If you prick us, do we not bleed?
If you tickle us, do we not laugh?
If you poison us, do we not die?
—Shylock, Merchant of Venice (III.i)
Most of what I write is fantastic.
waits the necessary beat
…by which I mean it’s not real, nor is it intended to be. I don’t think there are many places that becomes clearer than in the way so many of the novels I read and games I play deal with violence and its consequences. In most roleplaying games, damage is abstracted to hit points or health levels. It usually doesn’t matter where you get hit or what you get hit with, because damage is just another stat that you track. Healing, likewise, is a matter of popping a healing potion or medkit, sometimes resting a few days. Few games deal with scarring. I’ve yet to see any deal with rehabilitation.
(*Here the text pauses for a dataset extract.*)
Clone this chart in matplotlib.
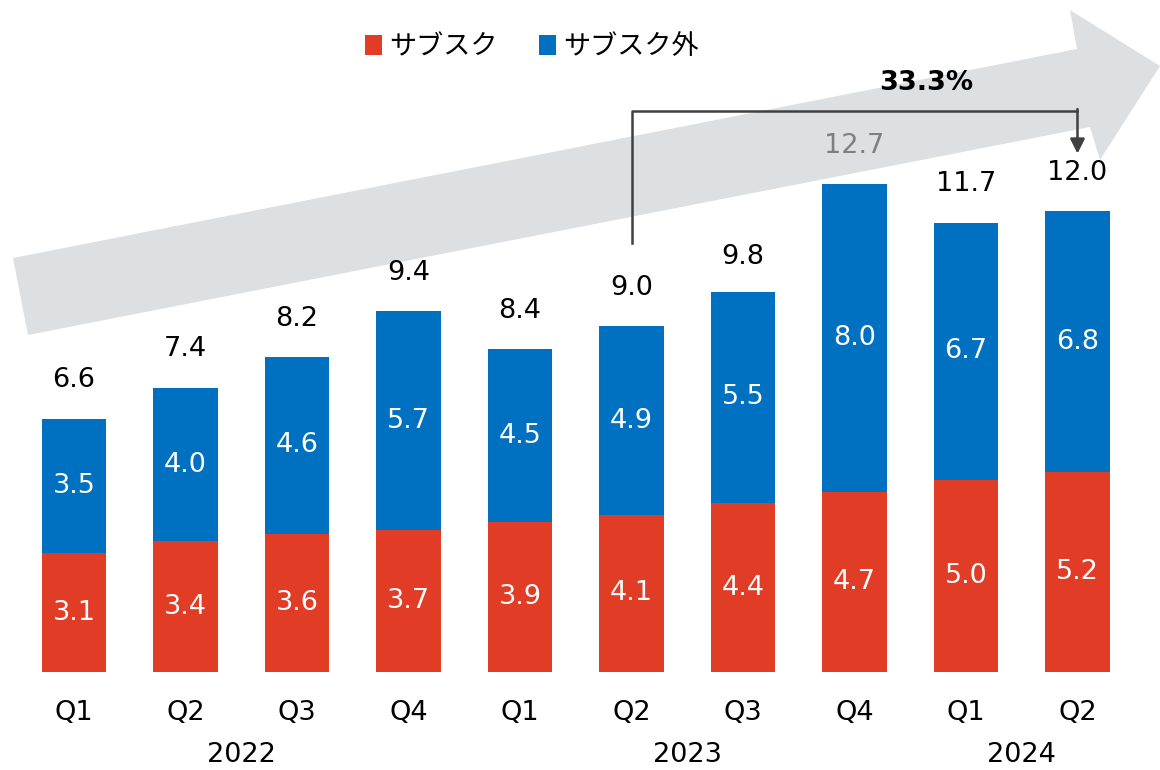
import numpy as np
import matplotlib.pyplot as plt
from matplotlib.patches import Polygon

plt.rcParams['font.family'] = ['DejaVu Sans', 'Noto Sans CJK JP']

# data
quarters = ['Q1', 'Q2', 'Q3', 'Q4', 'Q1', 'Q2', 'Q3', 'Q4', 'Q1', 'Q2']
years = ['2022', '2023', '2024']
year_pos = [1.5, 5.5, 8.5]
subsc = [3.1, 3.4, 3.6, 3.7, 3.9, 4.1, 4.4, 4.7, 5.0, 5.2]
non_subsc = [3.5, 4.0, 4.6, 5.7, 4.5, 4.9, 5.5, 8.0, 6.7, 6.8]
totals = [6.6, 7.4, 8.2, 9.4, 8.4, 9.0, 9.8, 12.7, 11.7, 12.0]
growth = '33.3%'

red = '#E03C26'
blue = '#0070C0'
fs = 19.5

fig = plt.figure(figsize=(11.6, 7.7), dpi=100)
ax = fig.add_axes([0, 0, 1, 1])
ax.set_xlim(-0.664, 9.74)
ax.set_ylim(-2.55, 17.5)
ax.axis('off')

# big gray arrow in the background (figure pixel coords)
W, H = 1160, 770
pts = [(13, 258), (1077, 49), (1070, 10), (1160, 66), (1100, 160), (1090, 127), (28, 335)]
arrow = Polygon([(x / W, 1 - y / H) for x, y in pts], closed=True,
                transform=fig.transFigure, facecolor='#DCE0E2', edgecolor='none', zorder=0)
ax.add_patch(arrow)

x = np.arange(len(quarters))
b1 = ax.bar(x, subsc, width=0.58, color=red, label='サブスク', zorder=2)
b2 = ax.bar(x, non_subsc, bottom=subsc, width=0.58, color=blue, label='サブスク外', zorder=2)

for i in range(len(x)):
    ax.text(x[i], subsc[i] / 2, f'{subsc[i]:.1f}', ha='center', va='center',
            color='white', fontsize=fs, zorder=3)
    ax.text(x[i], subsc[i] + non_subsc[i] / 2, f'{non_subsc[i]:.1f}', ha='center',
            va='center', color='white', fontsize=fs, zorder=3)
    c = '#7F7F7F' if i == 7 else 'black'
    ax.text(x[i], totals[i] + 1.0, f'{totals[i]:.1f}', ha='center', va='center',
            color=c, fontsize=fs, zorder=3)
    ax.text(x[i], -1.07, quarters[i], ha='center', va='center', fontsize=fs)

for yp, yr in zip(year_pos, years):
    ax.text(yp, -2.16, yr, ha='center', va='center', fontsize=fs)

# growth bracket from Q2 2023 to Q2 2024
ax.plot([5, 5, 9], [11.17, 14.62, 14.62], color='#404040', lw=1.8, zorder=4)
ax.annotate('', xy=(9, 13.5), xytext=(9, 14.66),
            arrowprops=dict(arrowstyle='-|>', color='#404040', lw=1.8,
                            mutation_scale=22, shrinkA=0, shrinkB=0), zorder=4)
ax.text(7.64, 15.35, growth, ha='center', va='center', fontsize=fs,
        fontweight='bold', zorder=4)

fig.legend(handles=[b1, b2], loc='center', bbox_to_anchor=(532 / W, 1 - 47 / H),
           ncol=2, frameon=False, handlelength=0.62, handleheight=0.72,
           handletextpad=0.28, columnspacing=1.5,
           prop={'family': ['Noto Sans CJK JP'], 'size': fs})

fig.savefig('out.png', dpi=100)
A lot of the novels I enjoy are the same way. Our heroes get the crap beaten out of them. They get stabbed or shot or scorched by magic. Then, a chapter or two later (sometimes just a page or two later), they’re back to running across rooftops or dueling with evil wizards or piloting starfighters. Writers—myself included—build in medical technology or healing magic that’s just as fantastic as the dragons or fireballs or jump gates. I’ve tried, in the novels I’ve written, to keep track of injuries, to let them mean something. But I’m guilty, too, of slapping magical healing or nanosurgery or such on my characters once the crisis has passed.
Partly, it’s a genre expectation. Partly, it’s really hard to effectively write a scene where being able to sit up unassisted for fifteen minutes is a victory. Mostly, I think, we as writers and readers find pain, well, painful. Agonizing months of rehab, scars that don’t fully heal? No thanks. Get me back to the monsters and swordfights and ancient mysteries.
Recently, a family member was in a serious car accident—the “we’re not sure she’s going to live” kind of car accident. She spent a week in the hospital with a laundry list of trauma. Now that she’s out of the hospital…she still has that laundry list of trauma. Her recovery will take months. Realistically, she may never recover 100% of what the accident took. Almost dying will do that to you. Right now, the walk from bed to the bathroom is a hike to Mordor carrying the one ring.
Injuries have consequences. Pain is real. If you prick us, we bleed, whether or not we’re Jewish. This is why current U.S. politics are seeping so deeply into so many lives: policies cause material harm, whether that’s choosing between health insurance and utilities or facing deportation or understanding that your rights aren’t as good as somebody else’s. Life isn’t fair, but that’s no excuse for abandoning the work of trying to make it better.
Watching my sister-in-law in her hospital room, working to breathe, only inconsistently able to track what had happened to her and what was going around her, I couldn’t help thinking “there’s no way to write this pain.” That doesn’t mean we shouldn’t try. Writing and reading promote empathy. When reality has the kind of bite it does right now, that’s more important than ever.